Imagine you are a very powerful person.
Everyone would love to get your attention and be in your good graces.
Most of that jockeying for position will be completely outside your view.
If you don't think about it much, you won't even realize it's happening.
Out of sight, out of mind.
In that position, even tiny tweaks in how you spend your time can have huge repercussions.
For example, maybe there is a person you used to work closely with.
But then they said something in a meeting that you didn't agree with.
The project ends, and you don't see that person very much anymore.
But the gossip spreads: "He iced out Sarah because she told him a thing he didn't like!"
To your perspective no such thing happened: you're simply busy and haven't had a need to talk to Sarah recently.

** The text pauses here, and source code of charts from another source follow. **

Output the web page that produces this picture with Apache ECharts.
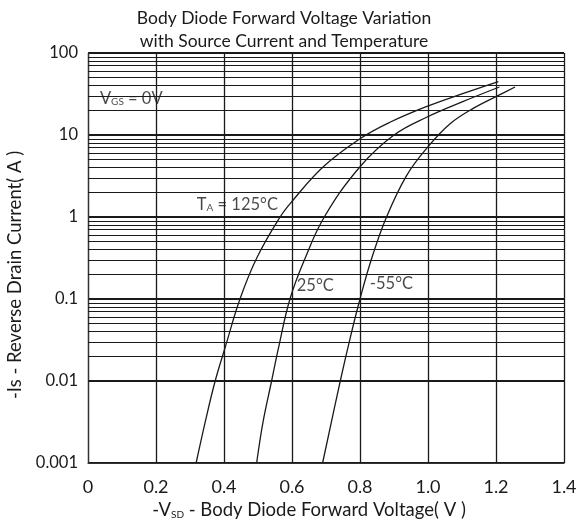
<!DOCTYPE html>
<html>
<head>
<meta charset="utf-8">
<script src="https://cdn.jsdelivr.net/npm/echarts@6/dist/echarts.min.js"></script>
<style>html,body{margin:0;padding:0;background:#fff}#c{width:588px;height:520px}</style>
</head>
<body>
<div id="c"></div>
<script>
// ---- data ----
const xTickLabels = ['0', '0.2', '0.4', '0.6', '0.8', '1.0', '1.2', '1.4'];
const yTickLabels = ['0.001', '0.01', '0.1', '1', '10', '100'];

// T_A = 125°C
const v125 = [0.318, 0.345, 0.374, 0.405, 0.447, 0.497, 0.565, 0.597, 0.692, 0.800, 0.888, 0.999, 1.104, 1.207];
const i125 = [0.001, 0.0032, 0.010, 0.027, 0.100, 0.320, 1.000, 1.500, 4.100, 9.000, 14.30, 22.50, 32.20, 44.90];
// 25°C
const v25 = [0.496, 0.515, 0.540, 0.560, 0.594, 0.638, 0.695, 0.800, 0.900, 0.999, 1.104, 1.210];
const i25 = [0.001, 0.0032, 0.010, 0.025, 0.100, 0.310, 1.000, 4.100, 10.00, 16.70, 25.70, 38.50];
// -55°C
const vm55 = [0.690, 0.742, 0.770, 0.800, 0.834, 0.878, 0.937, 0.999, 1.065, 1.133, 1.210, 1.256];
const im55 = [0.001, 0.010, 0.032, 0.100, 0.310, 1.000, 3.200, 7.100, 13.70, 21.10, 30.80, 38.50];

// annotation anchors (data coords) and texts
const annoText = ['{n|V}{s|GS}{n| = 0V}', '{n|T}{s|A}{n| = 125°C}', '{n|25°C}', '{n|-55°C}'];
const annoV = [0.035, 0.320, 0.614, 0.829];
const annoI = [28, 1.42, 0.144, 0.152];

// minor log grid multipliers and decades
const minorMult = [2, 3, 4, 5, 6, 7, 8, 9];
const decades = [0.001, 0.01, 0.1, 1, 10];

const zip = (a, b) => a.map((x, k) => [x, b[k]]);
const minorLines = [];
decades.forEach(d => minorMult.forEach(m => minorLines.push({ yAxis: +(d * m).toPrecision(3) })));

const FONT = 'Lato';
const ink = '#1a1a1a';
const curveStyle = { color: ink, width: 1.3 };
const annoRich = {
  n: { fontFamily: FONT, fontSize: 16.5, color: ink },
  s: { fontFamily: FONT, fontSize: 10, color: ink, padding: [7, 0, 0, 0] }
};

const chart = echarts.init(document.getElementById('c'), null, { renderer: 'canvas' });
chart.setOption({
  backgroundColor: '#fff',
  animation: false,
  title: {
    text: 'Body Diode Forward Voltage Variation\nwith Source Current and Temperature',
    left: 279, top: 2, textAlign: 'center',
    textStyle: { fontFamily: FONT, fontSize: 17.5, fontWeight: 'normal', color: ink, lineHeight: 23 }
  },
  grid: { left: 88, right: 24, top: 53, bottom: 57, containLabel: false, outerBoundsMode: 'none' },
  xAxis: {
    type: 'value', min: 0, max: 1.4, interval: 0.2,
    name: '{n|-V}{s|SD}{n| - Body Diode Forward Voltage( V )}',
    nameLocation: 'middle', nameGap: 31,
    nameTextStyle: {
      padding: [0, 34, 0, 0],
      rich: {
        n: { fontFamily: FONT, fontSize: 18.5, color: ink },
        s: { fontFamily: FONT, fontSize: 10, color: ink, padding: [8, 0, 0, 0] }
      }
    },
    axisLine: { show: true, lineStyle: { color: '#333', width: 1.2 } },
    axisTick: { show: false },
    axisLabel: { fontFamily: FONT, fontSize: 18, color: ink, margin: 15,
      formatter: v => xTickLabels[Math.round(v / 0.2)] },
    splitLine: { show: true, lineStyle: { color: ink, width: 1.3 } }
  },
  yAxis: {
    type: 'log', logBase: 10, min: 0.001, max: 100,
    name: '-Is - Reverse Drain Current( A )',
    nameLocation: 'middle', nameGap: 52,
    nameTextStyle: { fontFamily: FONT, fontSize: 18.5, color: ink, padding: [0, 34, 0, 0] },
    axisLine: { show: true, lineStyle: { color: '#333', width: 1.2 } },
    axisTick: { show: false },
    axisLabel: { fontFamily: FONT, fontSize: 16.5, color: ink, margin: 10,
      formatter: v => yTickLabels[Math.round(Math.log10(v)) + 3] },
    splitLine: { show: true, lineStyle: { color: ink, width: 1.8 } }
  },
  series: [
    { type: 'line', name: '125°C', data: zip(v125, i125), showSymbol: false, smooth: 0.4,
      lineStyle: curveStyle, z: 5,
      markLine: { silent: true, symbol: 'none', label: { show: false }, animation: false,
        lineStyle: { color: ink, width: 1, type: 'solid' }, data: minorLines } },
    { type: 'line', name: '25°C', data: zip(v25, i25), showSymbol: false, smooth: 0.4,
      lineStyle: curveStyle, z: 5 },
    { type: 'line', name: '-55°C', data: zip(vm55, im55), showSymbol: false, smooth: 0.4,
      lineStyle: curveStyle, z: 5 },
    { type: 'scatter', symbolSize: 0, silent: true, z: 6,
      data: annoV.map((v, k) => ({ value: [v, annoI[k]],
        label: { show: true, position: 'right', distance: 0, formatter: annoText[k], rich: annoRich } })) }
  ]
});
</script>
</body>
</html>
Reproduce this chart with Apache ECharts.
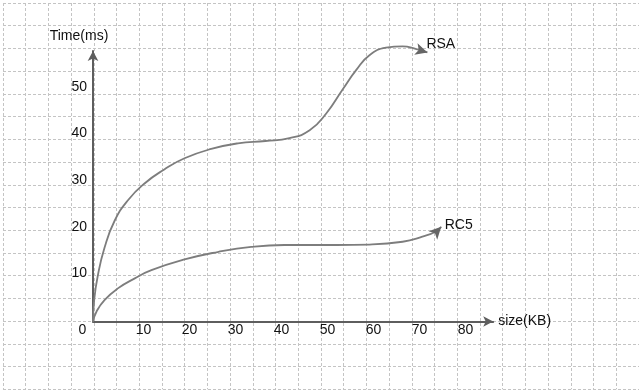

These are the kinds of weird eddy currents of power dynamics that are inescapable in large organizations, especially for very powerful people.
Everyone will be scrambling to give you precisely what you want.
In the limit, that includes telling you white lies to your face.
If you're powerful, you'll find the confirming evidence you're looking for… and if it doesn't exist, it will be created for you without you having to ask for it to be.
Everyone will be scrambling to curry good favor.
This dynamic scales with how scarce the resource is.
For an important person, the resource is your time, and how many other people are competing for it.